Until Clinton, presidents had all been, well, Dads. You could see Eisenhower or Johnson telling you no TV until you did your chores. Nixon and George H.W. Bush? Sourpuss dads who would never give you the keys to the family Buick. But at least they could read a Teleprompter.

Then came Clinton, whom one commentator called our first "brother figure" president. He was the sibling who always caused the family grief-getting fired, borrowing money from Mom, and getting girlfriend after girlfriend pregnant, until he finally straightens out and, against all odds, gets elected president of the United States, smirking at us even at his inauguration. The one thing you don't expect from brothers is oratory. Noogies, maybe. But not great speechmaking.

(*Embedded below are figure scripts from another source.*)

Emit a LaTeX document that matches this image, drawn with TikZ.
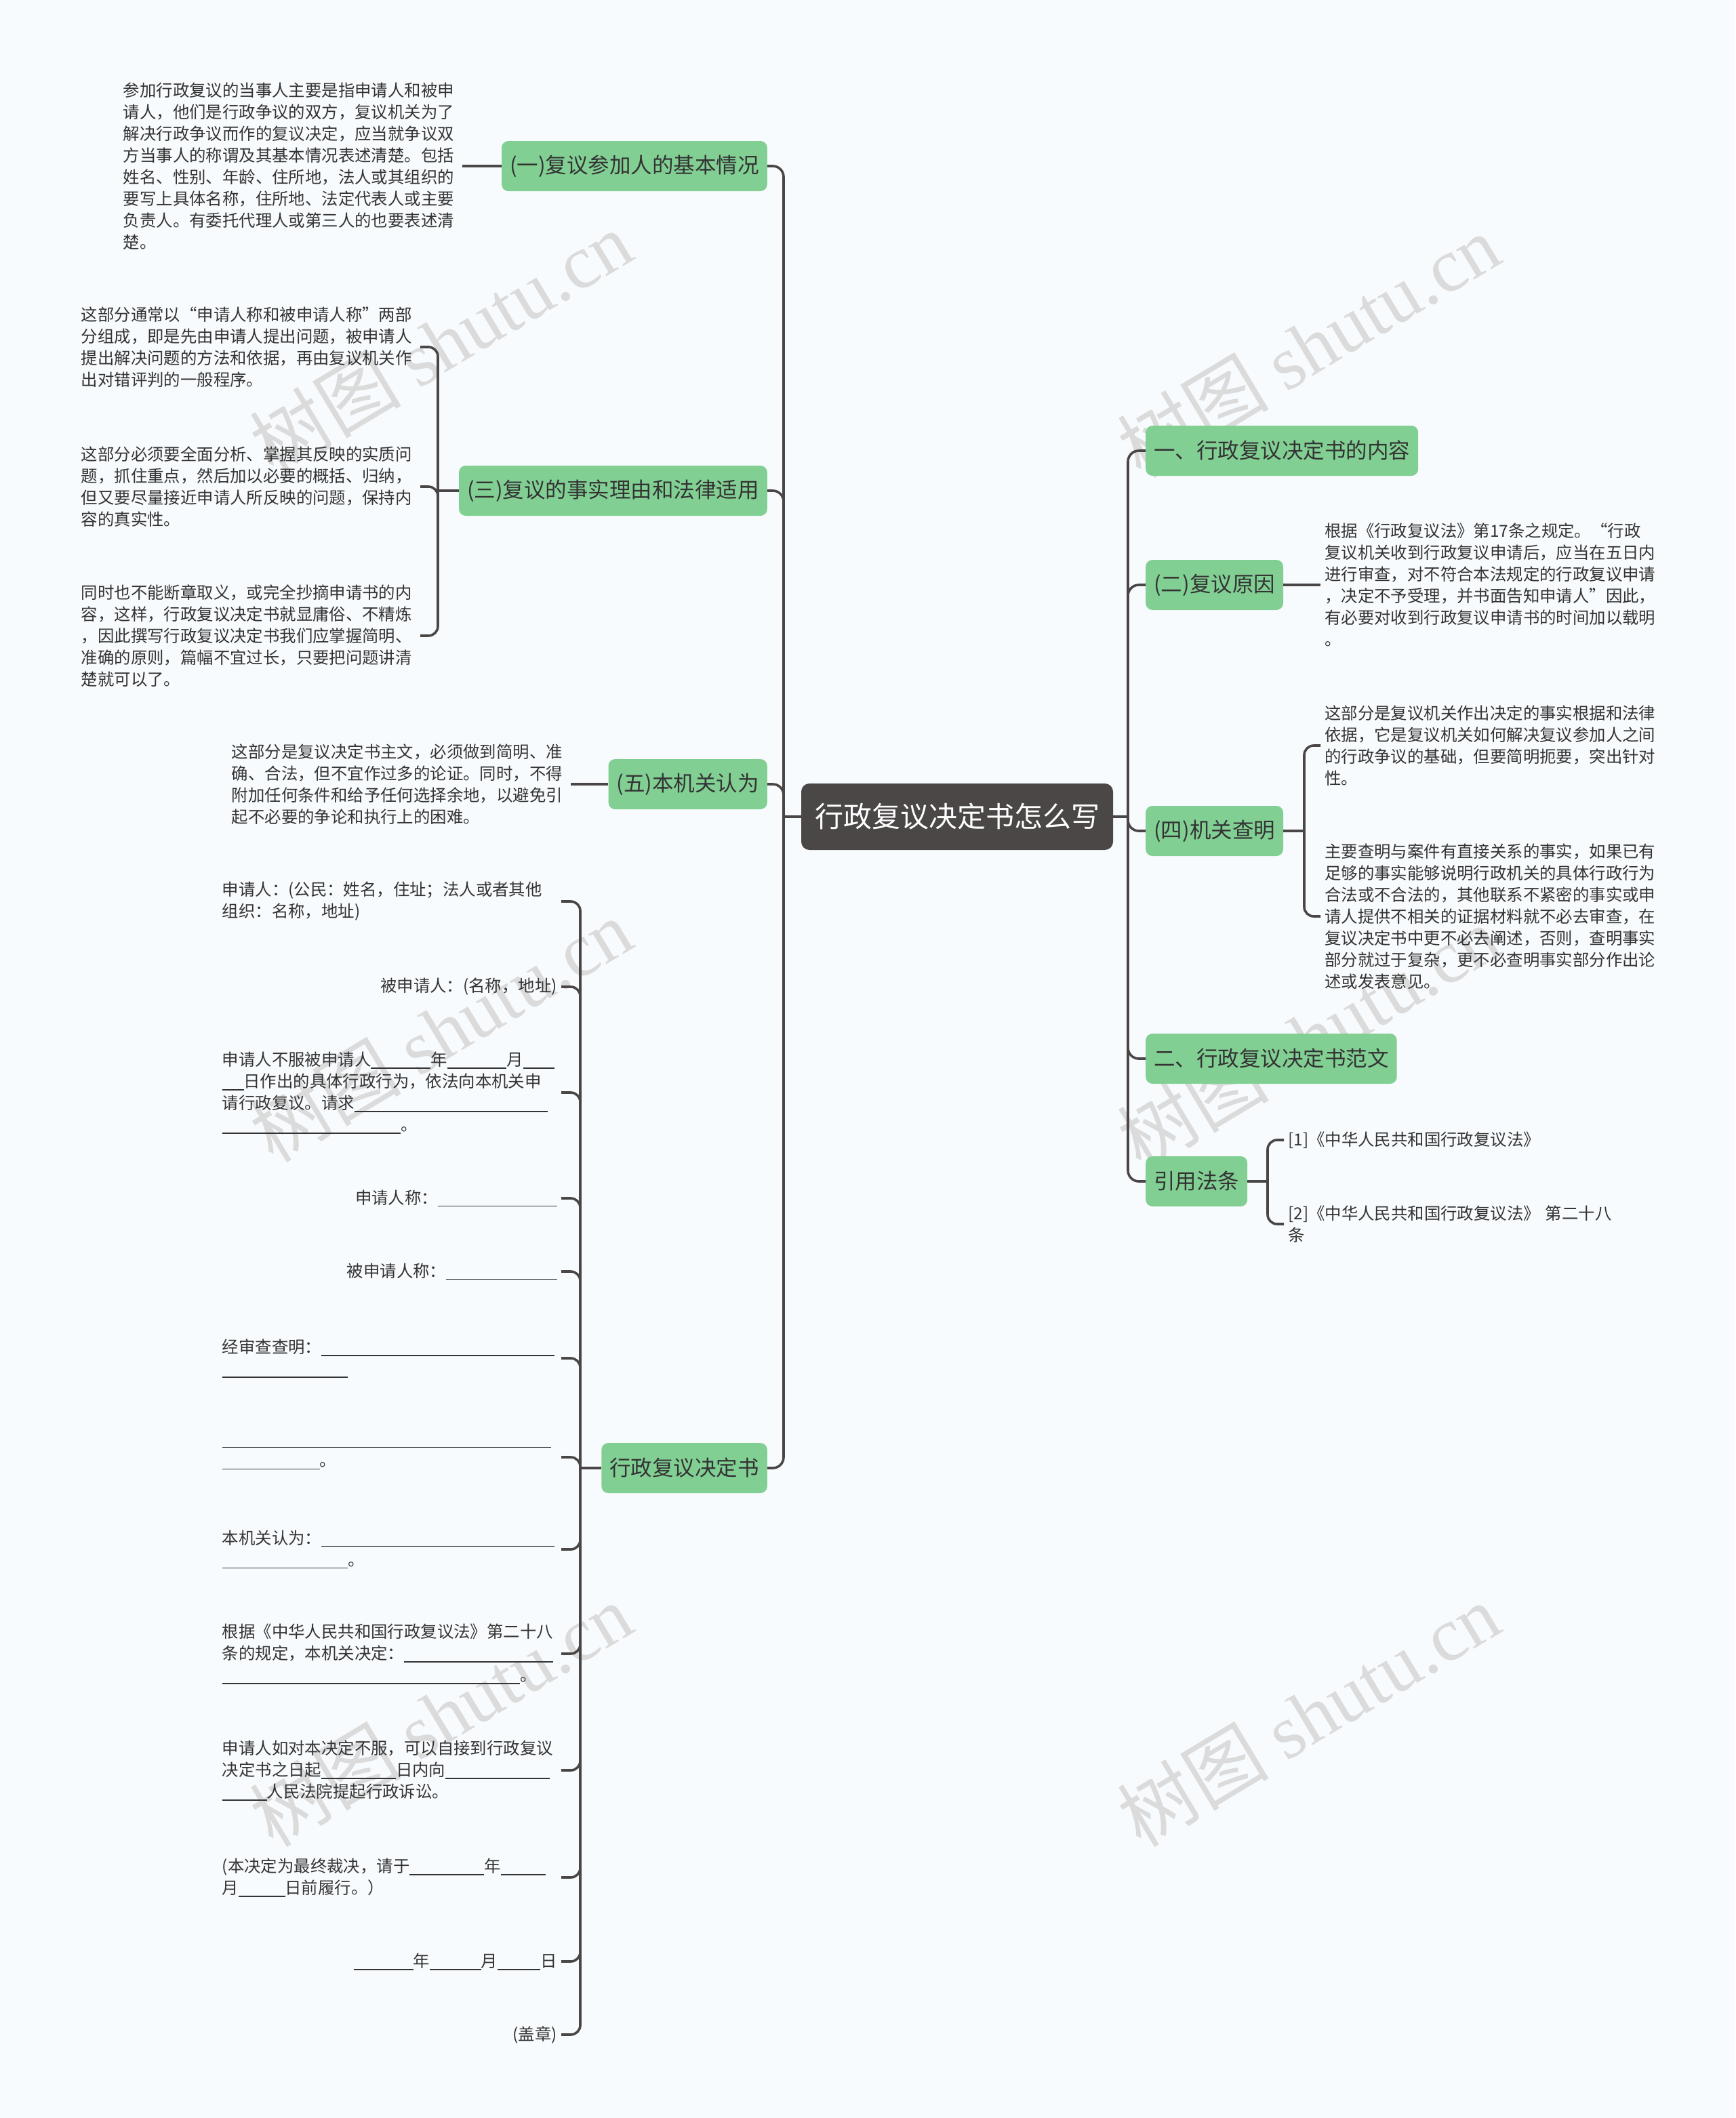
\documentclass[tikz,border=0pt]{standalone}
\usepackage{fontspec}
\setmainfont{Noto Sans CJK SC}
\newfontfamily\wmfont{Liberation Serif}
\usetikzlibrary{positioning}
\definecolor{bgc}{HTML}{F8FBFD}
\definecolor{rootc}{HTML}{4B4747}
\definecolor{topicc}{HTML}{82CF94}
\definecolor{linec}{HTML}{4A4646}
\definecolor{txtc}{HTML}{333333}
\newcommand{\fillin}[1]{\rule[-0.18em]{#1em}{0.05em}}
\tikzset{
  conn/.style={draw=linec,line width=3.6pt},
  rootbox/.style={rectangle,rounded corners=12pt,fill=rootc,text=white,minimum height=98pt,inner xsep=20pt,font=\fontsize{42}{50}\selectfont},
  topic/.style={rectangle,rounded corners=10pt,fill=topicc,text=txtc,minimum height=74pt,inner xsep=12pt,font=\fontsize{31.5}{37}\selectfont},
  shortleaf/.style={align=left,text=txtc,inner xsep=6pt,inner ysep=4pt,font=\fontsize{24.4}{32}\selectfont},
  leaf/.style={shortleaf,text width=494pt},
  wmark/.style={rotate=31,text=black!14,font=\fontsize{112}{116}\selectfont}
}

\begin{document}
\begin{tikzpicture}[x=1pt,y=-1pt]
\fill[bgc] (0,0) rectangle (2560,3125);
\useasboundingbox (0,0) rectangle (2560,3125);
\foreach \wx/\wy in {650/505,1930/510,650/1520,1930/1530,650/2530,1930/2530}
  \node[wmark] at (\wx,\wy) {树图 {\wmfont shutu.cn}};

\node[rootbox] (root) at (1412,1205) {行政复议决定书怎么写};

\node[topic,anchor=east] (a1) at (1132,245) {(一)复议参加人的基本情况};
\node[topic,anchor=east] (a3) at (1132,724) {(三)复议的事实理由和法律适用};
\node[topic,anchor=east] (a5) at (1132,1157) {(五)本机关认为};
\node[topic,anchor=east] (a7) at (1132,2166) {行政复议决定书};
\node[topic,anchor=west] (b1) at (1690,665) {一、行政复议决定书的内容};
\node[topic,anchor=west] (b2) at (1690,863) {(二)复议原因};
\node[topic,anchor=west] (b4) at (1690,1226) {(四)机关查明};
\node[topic,anchor=west] (b5) at (1690,1562) {二、行政复议决定书范文};
\node[topic,anchor=west] (b6) at (1690,1743) {引用法条};

\node[leaf,anchor=east] (t1) at (682,245) {参加行政复议的当事人主要是指申请人和被申\\请人，他们是行政争议的双方，复议机关为了\\解决行政争议而作的复议决定，应当就争议双\\方当事人的称谓及其基本情况表述清楚。包括\\姓名、性别、年龄、住所地，法人或其组织的\\要写上具体名称，住所地、法定代表人或主要\\负责人。有委托代理人或第三人的也要表述清\\楚。};
\node[leaf,anchor=east] (t3a) at (620,512) {这部分通常以“申请人称和被申请人称”两部\\分组成，即是先由申请人提出问题，被申请人\\提出解决问题的方法和依据，再由复议机关作\\出对错评判的一般程序。};
\node[leaf,anchor=east] (t3b) at (620,718) {这部分必须要全面分析、掌握其反映的实质问\\题，抓住重点，然后加以必要的概括、归纳，\\但又要尽量接近申请人所反映的问题，保持内\\容的真实性。};
\node[leaf,anchor=east] (t3c) at (620,938) {同时也不能断章取义，或完全抄摘申请书的内\\容，这样，行政复议决定书就显庸俗、不精炼\\，因此撰写行政复议决定书我们应掌握简明、\\准确的原则，篇幅不宜过长，只要把问题讲清\\楚就可以了。};
\node[leaf,anchor=east] (t5) at (842,1157) {这部分是复议决定书主文，必须做到简明、准\\确、合法，但不宜作过多的论证。同时，不得\\附加任何条件和给予任何选择余地，以避免引\\起不必要的争论和执行上的困难。};

\node[leaf,anchor=east] (s1) at (828,1330) {申请人：(公民：姓名，住址；法人或者其他\\组织：名称，地址)};
\node[shortleaf,anchor=east] (s2) at (828,1456) {被申请人：(名称，地址)};
\node[leaf,anchor=east] (s3) at (828,1612) {申请人不服被申请人\fillin{3.6}年\fillin{3.6}月\fillin{1.9}\\\fillin{1.3}日作出的具体行政行为，依法向本机关申\\请行政复议。请求\fillin{11.7}\\\fillin{10.8}。};
\node[shortleaf,anchor=east] (s4) at (828,1768) {申请人称：\fillin{7.2}};
\node[shortleaf,anchor=east] (s5) at (828,1876) {被申请人称：\fillin{6.7}};
\node[leaf,anchor=east] (s6) at (828,2004) {经审查查明：\fillin{14.1}\\\fillin{7.6}};
\node[leaf,anchor=east] (s7) at (828,2150) {\fillin{19.9}\\\fillin{5.9}。};
\node[leaf,anchor=east] (s8) at (828,2286) {本机关认为：\fillin{14.1}\\\fillin{7.6}。};
\node[leaf,anchor=east] (s9) at (828,2440) {根据《中华人民共和国行政复议法》第二十八\\条的规定，本机关决定：\fillin{9}\\\fillin{18}。};
\node[leaf,anchor=east] (s10) at (828,2612) {申请人如对本决定不服，可以自接到行政复议\\决定书之日起\fillin{4.5}日内向\fillin{6.3}\\\fillin{2.7}人民法院提起行政诉讼。};
\node[leaf,anchor=east] (s11) at (828,2770) {(本决定为最终裁决，请于\fillin{4.5}年\fillin{2.7}\\月\fillin{2.8}日前履行。）};
\node[shortleaf,anchor=east] (s12) at (828,2894) {\fillin{3.6}年\fillin{3.1}月\fillin{2.6}日};
\node[shortleaf,anchor=east] (s13) at (828,3002) {(盖章)};

\node[leaf,anchor=west] (r2) at (1948,863) {根据《行政复议法》第17条之规定。“行政\\复议机关收到行政复议申请后，应当在五日内\\进行审查，对不符合本法规定的行政复议申请\\，决定不予受理，并书面告知申请人”因此，\\有必要对收到行政复议申请书的时间加以载明\\。};
\node[leaf,anchor=west] (r4a) at (1948,1100) {这部分是复议机关作出决定的事实根据和法律\\依据，它是复议机关如何解决复议参加人之间\\的行政争议的基础，但要简明扼要，突出针对\\性。};
\node[leaf,anchor=west] (r4b) at (1948,1352) {主要查明与案件有直接关系的事实，如果已有\\足够的事实能够说明行政机关的具体行政行为\\合法或不合法的，其他联系不紧密的事实或申\\请人提供不相关的证据材料就不必去审查，在\\复议决定书中更不必去阐述，否则，查明事实\\部分就过于复杂，更不必查明事实部分作出论\\述或发表意见。};
\node[shortleaf,anchor=west] (r6a) at (1894,1682) {[1]《中华人民共和国行政复议法》};
\node[leaf,anchor=west] (r6b) at (1894,1806) {[2]《中华人民共和国行政复议法》 第二十八\\条};

\coordinate (lj) at (1156,1205);
\coordinate (rj) at (1664,1205);
\coordinate (k3) at (646,724);
\coordinate (k7) at (856,2166);
\coordinate (k4) at (1924,1226);
\coordinate (k6) at (1870,1743);

\draw[conn] (root.west) -- (lj);
\foreach \t in {a1,a3,a5,a7} \draw[conn,rounded corners=16pt] (lj) |- (\t.east);
\draw[conn] (root.east) -- (rj);
\foreach \t in {b1,b2,b4,b5,b6} \draw[conn,rounded corners=16pt] (rj) |- (\t.west);

\draw[conn] (a1.west) -- (t1.east);
\draw[conn] (a3.west) -- (k3);
\foreach \t in {t3a,t3b,t3c} \draw[conn,rounded corners=14pt] (k3) |- (\t.east);
\draw[conn] (a5.west) -- (t5.east);
\draw[conn] (a7.west) -- (k7);
\foreach \i in {1,...,13} \draw[conn,rounded corners=14pt] (k7) |- (s\i.east);
\draw[conn] (b2.east) -- (r2.west);
\draw[conn] (b4.east) -- (k4);
\foreach \t in {r4a,r4b} \draw[conn,rounded corners=14pt] (k4) |- (\t.west);
\draw[conn] (b6.east) -- (k6);
\foreach \t in {r6a,r6b} \draw[conn,rounded corners=14pt] (k6) |- (\t.west);
\end{tikzpicture}
\end{document}
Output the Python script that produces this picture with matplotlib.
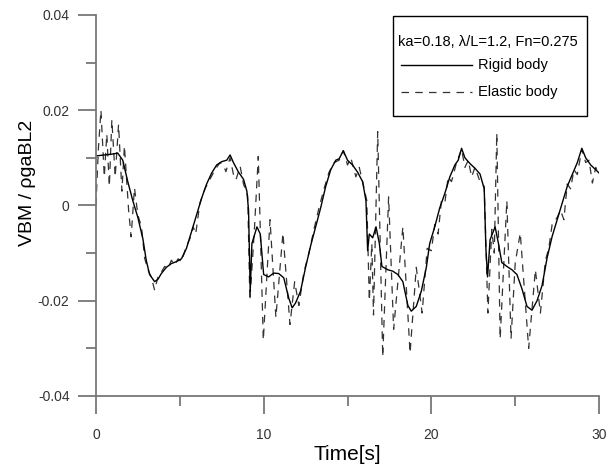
import matplotlib
matplotlib.use("Agg")
import matplotlib.pyplot as plt
from matplotlib.patches import Rectangle
from matplotlib.ticker import MultipleLocator

plt.rcParams['font.family'] = ['Liberation Sans', 'DejaVu Sans']

# rigid body response, read off the picture
t_rigid = [0.0, 0.5, 1.0, 1.3, 1.6, 1.9, 2.2, 2.5, 2.8, 3.0, 3.2, 3.5, 3.7, 3.9,
           4.2, 4.5, 4.8, 5.1, 5.4, 5.7, 6.0, 6.3, 6.6, 6.9, 7.2, 7.5, 7.8, 8.0,
           8.2, 8.5, 8.8, 9.0, 9.1, 9.2, 9.3, 9.6, 9.8, 10.0, 10.3, 10.6, 10.9,
           11.2, 11.5, 11.7, 11.9, 12.2, 12.5, 12.8, 13.1, 13.4, 13.7, 14.0,
           14.3, 14.5, 14.75, 15.0, 15.3, 15.6, 15.9, 16.1, 16.2, 16.3, 16.5,
           16.7, 16.9, 17.05, 17.4, 17.7, 18.0, 18.3, 18.6, 18.8, 19.1, 19.4,
           19.7, 19.9, 20.2, 20.5, 20.8, 21.1, 21.4, 21.6, 21.8, 22.0, 22.3,
           22.6, 22.9, 23.15, 23.25, 23.35, 23.5, 23.8, 24.0, 24.2, 24.5, 24.8,
           25.1, 25.4, 25.7, 26.0, 26.3, 26.6, 26.9, 27.2, 27.5, 27.8, 28.1,
           28.4, 28.7, 28.97, 29.2, 29.5, 29.8, 30.0]
v_rigid = [0.0104, 0.0106, 0.0108, 0.0110, 0.0095, 0.0050, 0.0010, -0.0025,
           -0.0070, -0.0115, -0.0145, -0.0160, -0.0155, -0.0143, -0.0130,
           -0.0122, -0.0118, -0.0112, -0.0090, -0.0055, -0.0020, 0.0015,
           0.0045, 0.0068, 0.0085, 0.0092, 0.0095, 0.0106, 0.0090, 0.0070,
           0.0055, 0.0030, -0.0010, -0.0180, -0.0080, -0.0045, -0.0060,
           -0.0145, -0.0150, -0.0142, -0.0143, -0.0152, -0.0195, -0.0215,
           -0.0205, -0.0180, -0.0130, -0.0085, -0.0045, -0.0005, 0.0040,
           0.0075, 0.0095, 0.0098, 0.0115, 0.0095, 0.0085, 0.0070, 0.0050,
           0.0010, -0.0095, -0.0060, -0.0068, -0.0045, -0.0080, -0.0128,
           -0.0135, -0.0138, -0.0145, -0.0160, -0.0210, -0.0222, -0.0212,
           -0.0180, -0.0130, -0.0080, -0.0045, -0.0005, 0.0025, 0.0060,
           0.0085, 0.0095, 0.0120, 0.0100, 0.0088, 0.0078, 0.0066, 0.0035,
           -0.0090, -0.0150, -0.0072, -0.0045, -0.0080, -0.0120, -0.0128,
           -0.0135, -0.0145, -0.0175, -0.0212, -0.0220, -0.0200, -0.0168,
           -0.0110, -0.0065, -0.0030, 0.0005, 0.0040, 0.0065, 0.0090, 0.0120,
           0.0100, 0.0085, 0.0075, 0.0068]

# elastic body response (with springing / whipping)
t_elastic = [0.0, 0.15, 0.3, 0.5, 0.65, 0.8, 0.95, 1.15, 1.35, 1.55, 1.7, 1.95,
             2.1, 2.3, 2.5, 2.72, 2.9, 3.1, 3.3, 3.5, 3.7, 3.9, 4.1, 4.3, 4.5,
             4.7, 4.9, 5.1, 5.4, 5.6, 5.8, 5.95, 6.2, 6.5, 6.8, 7.1, 7.4, 7.6,
             7.75, 8.0, 8.2, 8.35, 8.6, 8.8, 9.05, 9.18, 9.45, 9.68, 9.98,
             10.38, 10.73, 11.15, 11.57, 11.85, 12.1, 12.4, 12.7, 13.0, 13.3,
             13.6, 13.9, 14.2, 14.5, 14.75, 15.0, 15.2, 15.5, 15.7, 15.9, 16.15,
             16.3, 16.45, 16.55, 16.8, 17.1, 17.45, 17.75, 18.3, 18.73, 19.1,
             19.45, 19.75, 20.0, 20.2, 20.4, 20.6, 20.8, 21.0, 21.2, 21.5, 21.8,
             22.0, 22.2, 22.4, 22.6, 22.9, 23.15, 23.37, 23.6, 23.75, 23.9,
             24.1, 24.5, 24.75, 25.0, 25.3, 25.8, 26.2, 26.5, 26.8, 27.0, 27.2,
             27.5, 27.7, 27.9, 28.1, 28.3, 28.5, 28.7, 28.97, 29.2, 29.4, 29.6,
             29.8, 30.0]
v_elastic = [0.0000, 0.0120, 0.0200, 0.0060, 0.0150, 0.0040, 0.0180, 0.0060,
             0.0170, 0.0030, 0.0125, -0.0010, -0.0066, 0.0037, -0.0020,
             -0.0045, -0.0110, -0.0135, -0.0150, -0.0178, -0.0150, -0.0140,
             -0.0128, -0.0132, -0.0115, -0.0125, -0.0112, -0.0118, -0.0085,
             -0.0070, -0.0045, -0.0060, 0.0005, 0.0035, 0.0055, 0.0075, 0.0090,
             0.0085, 0.0071, 0.0100, 0.0065, 0.0054, 0.0082, 0.0045, 0.0020,
             -0.0200, -0.0050, 0.0103, -0.0283, -0.0030, -0.0235, -0.0058,
             -0.0250, -0.0160, -0.0210, -0.0140, -0.0100, -0.0050, -0.0005,
             0.0035, 0.0070, 0.0090, 0.0095, 0.0115, 0.0085, 0.0100, 0.0060,
             0.0080, 0.0050, 0.0010, -0.0200, -0.0080, -0.0230, 0.0155,
             -0.0318, 0.0018, -0.0260, -0.0045, -0.0310, -0.0130, -0.0226,
             -0.0090, -0.0095, -0.0040, -0.0060, 0.0010, 0.0005, 0.0060,
             0.0050, 0.0090, 0.0118, 0.0080, 0.0095, 0.0060, 0.0080, 0.0050,
             0.0040, -0.0226, -0.0050, -0.0100, 0.0152, -0.0280, 0.0010,
             -0.0280, -0.0120, -0.0058, -0.0300, -0.0135, -0.0226, -0.0115,
             -0.0090, -0.0040, -0.0025, -0.0010, -0.0030, 0.0045, 0.0035,
             0.0075, 0.0065, 0.0118, 0.0090, 0.0095, 0.0047, 0.0080, 0.0065]

legend_title = 'ka=0.18, \u03bb/L=1.2, Fn=0.275'
series_names = ['Rigid body', 'Elastic body']

fig = plt.figure(figsize=(6.07, 4.68), dpi=100)
ax = fig.add_axes([0.158, 0.154, 0.829, 0.814])

elastic_style = dict(color='#333333', lw=0.9, dashes=(6, 5))
rigid_style = dict(color='black', lw=1.0)
ax.plot(t_elastic, v_elastic, **elastic_style)
ax.plot(t_rigid, v_rigid, **rigid_style)

ax.set_xlim(0, 30)
ax.set_ylim(-0.04, 0.04)
ax.xaxis.set_major_locator(MultipleLocator(10))
ax.xaxis.set_minor_locator(MultipleLocator(5))
ax.yaxis.set_minor_locator(MultipleLocator(0.01))
ax.set_yticks([-0.04, -0.02, 0, 0.02, 0.04])
ax.set_yticklabels(['-0.04', '-0.02', '0', '0.02', '0.04'])

for s in ['top', 'right']:
    ax.spines[s].set_visible(False)
for s in ['left', 'bottom']:
    ax.spines[s].set_color('#777777')
    ax.spines[s].set_linewidth(1.3)
ax.tick_params(which='major', length=13, width=1.3, color='#777777',
               labelsize=10, labelcolor='#333333', pad=6)
ax.tick_params(which='minor', length=7, width=1.3, color='#777777')
ax.tick_params(axis='x', pad=10)

ax.set_xlabel('Time[s]', fontsize=15, labelpad=2)
ax.set_ylabel('VBM / \u03c1gaBL2', fontsize=14)
ax.yaxis.set_label_coords(-0.119, 0.56)

# legend box drawn by hand to match the original layout
ax.add_patch(Rectangle((0.590, 0.735), 0.386, 0.262, transform=ax.transAxes,
                       fill=False, edgecolor='black', lw=1.0, clip_on=False))
ax.text(0.600, 0.929, legend_title, transform=ax.transAxes, fontsize=10.5,
        va='center', ha='left')
for yk, name, style in [(0.869, series_names[0], rigid_style),
                        (0.798, series_names[1], elastic_style)]:
    ax.plot([0.606, 0.748], [yk, yk], transform=ax.transAxes, **style)
    ax.text(0.759, yk, name, transform=ax.transAxes, fontsize=10.5,
            va='center', ha='left')

fig.savefig('out.png', dpi=100)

So the world changed from one willing to be enthralled by great speakers to one where empty platitudes with the caloric worthiness of potato chips and soda rule. It's almost as though our leaders are afraid of looking too detached, too adult, even too presidential. They'd rather be remembered for style, not substance; for their cool demeanor, not their warm zeal. And as a result, people have tuned politicians out.

Terry Pearce, author of Leading Out Loud, talks about the difference between motivation and inspiration. Motivation, Pearce says, is about getting people to do things. Inspiration is about getting people to believe in things. Maybe our leaders have become so cynical that they believe in nothing greater than their own personal aspirations. They can motivate, but they can't inspire. Maybe because they lack true inspiration themselves.

Whatever the reason, it's a poorer world that lacks in eloquence. I've never heard anyone speak of receiving a life-changing tweet or a transformation-triggering text. Not gonna happen. The real problem today is that even though our leaders have pretty much nothing to say, they won't shut up.